:: Given data ::
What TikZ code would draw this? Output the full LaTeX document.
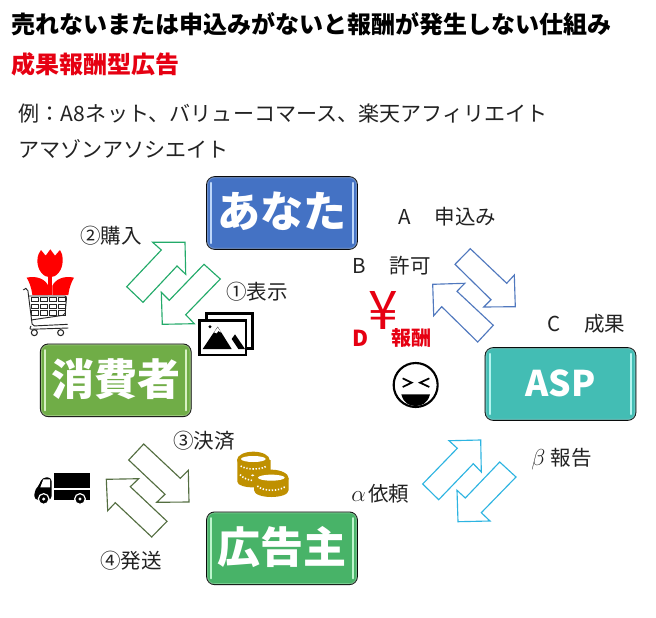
\documentclass[tikz,border=0pt]{standalone}
\usepackage{fontspec}
\setmainfont{Noto Sans CJK JP}
\definecolor{inkc}{HTML}{222222}
\definecolor{gold}{HTML}{BF9000}
\definecolor{redt}{HTML}{E60012}
\definecolor{boxblue}{HTML}{4472C4}
\definecolor{boxlime}{HTML}{70AD47}
\definecolor{boxteal}{HTML}{43BDB4}
\definecolor{boxgreen}{HTML}{48B368}
\definecolor{stripblue}{HTML}{BED7FA}
\definecolor{striplime}{HTML}{D7F0C3}
\definecolor{stripteal}{HTML}{B4F5F0}
\definecolor{stripgreen}{HTML}{BEF5CD}
\definecolor{arrgreen}{HTML}{23AA69}
\definecolor{arrblue}{HTML}{5078BE}
\definecolor{arrolive}{HTML}{546E41}
\definecolor{arrcyan}{HTML}{2DB4E1}
\newcommand{\boxtext}[2][4.6pt]{\raisebox{#1}{#2}}
\newcommand{\bigsym}[1]{{\fontsize{17.28}{18}\selectfont$#1$}}
\tikzset{
  x=0.75pt,y=-0.75pt,
  pill/.style={draw=black,line width=.8pt,rounded corners=6pt,text=white,inner sep=0pt,
    minimum width=113pt,minimum height=54.4pt,font=\fontsize{32.3}{33}\selectfont\bfseries},
  lbl/.style={anchor=base west,inner sep=0pt,text=inkc,font=\fontsize{15.4}{16}\selectfont},
  exa/.style={anchor=base west,inner sep=0pt,text=inkc,font=\fontsize{15.8}{17}\selectfont},
  ttl/.style={anchor=base west,inner sep=0pt,font=\fontsize{18}{20}\selectfont\bfseries},
  redb/.style={anchor=base west,inner sep=0pt,text=redt,font=\fontsize{15}{16}\selectfont\bfseries},
  blk/.style={draw=#1,line width=.85pt,fill=white,line join=miter},
  strip/.style={line width=1.5pt,line cap=round},
  rim/.style={line width=.9pt,rounded corners=5pt,opacity=.4},
  zoomed/.style={shift={#1},x=0.25pt,y=-0.25pt},
}
\begin{document}
\begin{tikzpicture}
\path[use as bounding box,fill=white] (0,0) rectangle (656,617);

% headings
\node[ttl] (t1) at (11,33.5) {売れないまたは申込みがないと報酬が発生しない仕組み};
\node[ttl,text=redt] (t2) at (11,73.5) {成果報酬型広告};
\node[exa] (e1) at (18,121.5) {例：A8\kern.8pt ネット、バリューコマース、楽天アフィリエイト};
\node[exa] (e2) at (18,157.5) {アマゾンアソシエイト};

% boxes
\node[pill,fill=boxblue] (you) at (282,213) {\boxtext{あなた}};
\node[pill,fill=boxlime] (cons) at (115.75,380.3) {\boxtext{消費者}};
\node[pill,fill=boxteal,font=\fontsize{26.5}{28}\selectfont\bfseries] (asp) at (560.5,384) {\boxtext[2pt]{ASP}};
\node[pill,fill=boxgreen] (adv) at (282,548.3) {\boxtext[5.2pt]{広告主}};
\foreach \n/\c in {you/stripblue,cons/striplime,asp/stripteal,adv/stripgreen}{
  \draw[rim,color=\c] ([xshift=1pt,yshift=-1pt]\n.north west) rectangle ([xshift=-1pt,yshift=1pt]\n.south east);
  \draw[strip,color=\c] ([xshift=4pt,yshift=-5pt]\n.north west) -- ([xshift=4pt,yshift=5pt]\n.south west);
  \draw[strip,color=\c] ([xshift=-4pt,yshift=-5pt]\n.north east) -- ([xshift=-4pt,yshift=5pt]\n.south east);
}

% block arrows
\draw[blk=arrgreen] (152.7,242.3)--(185,242.3)--(185.7,274.3)--(177,266)--(143,302.3)--(126.7,286.7)--(161.3,250)--cycle;
\draw[blk=arrgreen] (204,264.3)--(220.3,279)--(185.7,314.7)--(194.3,323.7)--(162.3,324.3)--(161.3,292.3)--(169.3,300.3)--cycle;
\draw[blk=arrblue] (470.3,248.7)--(455,264.3)--(491,299.7)--(483.7,307)--(515.3,306.7)--(514.3,275)--(506.7,283.3)--cycle;
\draw[blk=arrblue] (432.7,284.3)--(464.7,283.3)--(457,291.3)--(493.3,325.3)--(477.7,342)--(441.7,306.7)--(433.7,315.7)--cycle;
\draw[blk=arrolive] (143.7,444)--(128.7,460)--(165,494.3)--(156.7,502.3)--(189,502)--(188.3,470.3)--(180.3,478.3)--cycle;
\draw[blk=arrolive] (106.3,479.3)--(138.7,478.7)--(130.3,486.7)--(167,521.3)--(151.7,537)--(115.3,502.7)--(107.7,510.7)--cycle;
\draw[blk=arrcyan] (449,440.7)--(480.7,440)--(481.3,472)--(473.3,463.7)--(438.7,499.7)--(422.7,484)--(457.3,448.3)--cycle;
\draw[blk=arrcyan] (499.7,462)--(516,477)--(481.3,512.7)--(490,521)--(458,521.7)--(457,490.3)--(465.3,498)--cycle;

% labels
\node[lbl] (la) at (398,224) {A\kern2.5pt　申込み};
\node[lbl] (lb) at (352,273) {B\kern2.5pt　許可};
\node[lbl] (lc) at (547,331) {C\kern2.5pt　成果};
\node[lbl] (l2) at (80,243) {②購入};
\node[lbl] (l1) at (226,299) {①表示};
\node[lbl] (l3) at (173,448) {③決済};
\node[lbl] (l4) at (100,568) {④発送};
\node[lbl] (lal) at (351,501) {\bigsym{\alpha}\kern2pt 依頼};
\node[lbl] (lbe) at (531,465) {\bigsym{\beta}\kern4pt 報告};
\node[redb,font=\fontsize{16.5}{17}\selectfont\bfseries] (ld) at (352,346) {D};
\node[redb] (lr) at (391,345.5) {報酬};
\node[anchor=base,inner sep=0pt,text=redt,font=\fontsize{40}{42}\selectfont] (yen) at (383,329) {¥};

% tulip and cart
\begin{scope}[zoomed={(15,240)}]
  \fill[red] (67,62) .. controls (68,45) and (72,38) .. (78,30) -- (92,47) -- (106,28) -- (120,47) -- (135,30)
     .. controls (140,38) and (143,45) .. (143,62) .. controls (143,90) and (125,112) .. (105,112) .. controls (85,112) and (67,90) .. (67,62) -- cycle;
  \fill[red] (100,100) rectangle (112,165);
  \fill[red] (35,113) .. controls (65,106) and (92,118) .. (100,138) -- (100,165) -- (52,165) .. controls (49,140) and (42,125) .. (35,113) -- cycle;
  \fill[red] (177,113) .. controls (147,106) and (120,118) .. (112,138) -- (112,165) -- (160,165) .. controls (163,140) and (170,125) .. (177,113) -- cycle;
  \draw[black!85,line width=.7pt,line join=round,rounded corners=1.5pt] (25,150) -- (27,144) -- (38,146) -- (52,258) -- (158,253) (42,168) -- (155,168) -- (150,225) -- (48,240);
  \draw[black!85,line width=.7pt,rounded corners=1.5pt] (48,258) -- (43,268) -- (160,264);
  \foreach \xa/\wa in {48/23,75/23,102/23,129/21}{
    \foreach \ya/\ha in {173/12,192/13,212/13}{
      \draw[black!85,line width=.55pt] (\xa,\ya) rectangle ++(\wa,\ha);
    }
  }
  \draw[black!85,line width=.8pt,fill=white] (58,278) circle (9);
  \draw[black!85,line width=.8pt,fill=white] (137,278) circle (9);
\end{scope}

% picture icon and smiley
\begin{scope}[zoomed={(0,170)}]
  \draw[black,line width=2.1pt,fill=white] (620,431) rectangle (758,535);
  \draw[black,line width=2.1pt,fill=white] (598,451) rectangle (738,555);
  \fill[black] (608,537) -- (653,470) -- (695,537) -- cycle;
  \fill[white] (642,487) -- (653,472) -- (664,488) -- (655,483) -- (650,490) -- cycle;
  \fill[black] (695,507) -- (705,493) -- (735,537) -- (715,537) -- cycle;
  \fill[black] (630,470) circle (5);
  \begin{scope}[shift={(990,0)}]
  \draw[black,line width=1.6pt,fill=white] (257,645) circle (66);
  \draw[black,line width=1.3pt,line join=miter] (218,625) -- (245,638) -- (218,651);
  \draw[black,line width=1.3pt,line join=miter] (298,625) -- (270,638) -- (298,651);
  \fill[black] (214,673) -- (300,673) .. controls (293,700) and (275,708) .. (257,708) .. controls (239,708) and (221,700) .. (214,673) -- cycle;
  \end{scope}
\end{scope}

% truck and coins
\begin{scope}[zoomed={(0,410)}]
  \fill[black] (163,188) rectangle (270,234);
  \fill[black] (163,241) rectangle (270,269);
  \fill[black,rounded corners=3pt] (155,202) -- (127,202) -- (115,230) -- (103,242) -- (103,270) -- (155,270) -- cycle;
  \fill[white] (130,208) -- (150,208) -- (150,232) -- (121,232) -- cycle;
  \foreach \wx in {131,240}{
    \draw[white,line width=.9pt,fill=black] (\wx,267) circle (16);
    \fill[white] (\wx,267) circle (5);
  }
  % coins
  \fill[gold] (712,150) -- (712,215) .. controls (712,238) and (812,238) .. (812,215) -- (812,150) -- cycle;
  \fill[gold] (760,150) ellipse [x radius=49,y radius=25];
  \fill[white] (760,147) ellipse [x radius=37,y radius=9];
  \draw[white,line width=1.2pt,dash pattern=on 1pt off 1.3pt] (722,168) .. controls (740,180) and (785,180) .. (800,168);
  \draw[white,line width=1.2pt,dash pattern=on 1pt off 1.3pt] (720,194) .. controls (730,205) and (745,210) .. (760,212);
  \fill[white] (758,196) ellipse [x radius=5,y radius=3];
  \fill[gold] (762,205) -- (762,240) .. controls (762,268) and (866,268) .. (866,240) -- (866,205) -- cycle;
  \fill[gold] (814,205) ellipse [x radius=52,y radius=26];
  \fill[white] (814,203) ellipse [x radius=40,y radius=9];
  \draw[white,line width=1.2pt,dash pattern=on 1pt off 1.3pt] (772,228) .. controls (790,245) and (840,245) .. (858,228);
\end{scope}
\end{tikzpicture}
\end{document}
:::
* Exercise:
Reproduce the data above word for word from its first line through the line that holds "(e2) at (18,157.5)", both ends included; skip pictures.

* In response:
What TikZ code would draw this? Output the full LaTeX document.
\documentclass[tikz,border=0pt]{standalone}
\usepackage{fontspec}
\setmainfont{Noto Sans CJK JP}
\definecolor{inkc}{HTML}{222222}
\definecolor{gold}{HTML}{BF9000}
\definecolor{redt}{HTML}{E60012}
\definecolor{boxblue}{HTML}{4472C4}
\definecolor{boxlime}{HTML}{70AD47}
\definecolor{boxteal}{HTML}{43BDB4}
\definecolor{boxgreen}{HTML}{48B368}
\definecolor{stripblue}{HTML}{BED7FA}
\definecolor{striplime}{HTML}{D7F0C3}
\definecolor{stripteal}{HTML}{B4F5F0}
\definecolor{stripgreen}{HTML}{BEF5CD}
\definecolor{arrgreen}{HTML}{23AA69}
\definecolor{arrblue}{HTML}{5078BE}
\definecolor{arrolive}{HTML}{546E41}
\definecolor{arrcyan}{HTML}{2DB4E1}
\newcommand{\boxtext}[2][4.6pt]{\raisebox{#1}{#2}}
\newcommand{\bigsym}[1]{{\fontsize{17.28}{18}\selectfont$#1$}}
\tikzset{
  x=0.75pt,y=-0.75pt,
  pill/.style={draw=black,line width=.8pt,rounded corners=6pt,text=white,inner sep=0pt,
    minimum width=113pt,minimum height=54.4pt,font=\fontsize{32.3}{33}\selectfont\bfseries},
  lbl/.style={anchor=base west,inner sep=0pt,text=inkc,font=\fontsize{15.4}{16}\selectfont},
  exa/.style={anchor=base west,inner sep=0pt,text=inkc,font=\fontsize{15.8}{17}\selectfont},
  ttl/.style={anchor=base west,inner sep=0pt,font=\fontsize{18}{20}\selectfont\bfseries},
  redb/.style={anchor=base west,inner sep=0pt,text=redt,font=\fontsize{15}{16}\selectfont\bfseries},
  blk/.style={draw=#1,line width=.85pt,fill=white,line join=miter},
  strip/.style={line width=1.5pt,line cap=round},
  rim/.style={line width=.9pt,rounded corners=5pt,opacity=.4},
  zoomed/.style={shift={#1},x=0.25pt,y=-0.25pt},
}
\begin{document}
\begin{tikzpicture}
\path[use as bounding box,fill=white] (0,0) rectangle (656,617);

% headings
\node[ttl] (t1) at (11,33.5) {売れないまたは申込みがないと報酬が発生しない仕組み};
\node[ttl,text=redt] (t2) at (11,73.5) {成果報酬型広告};
\node[exa] (e1) at (18,121.5) {例：A8\kern.8pt ネット、バリューコマース、楽天アフィリエイト};
\node[exa] (e2) at (18,157.5) {アマゾンアソシエイト};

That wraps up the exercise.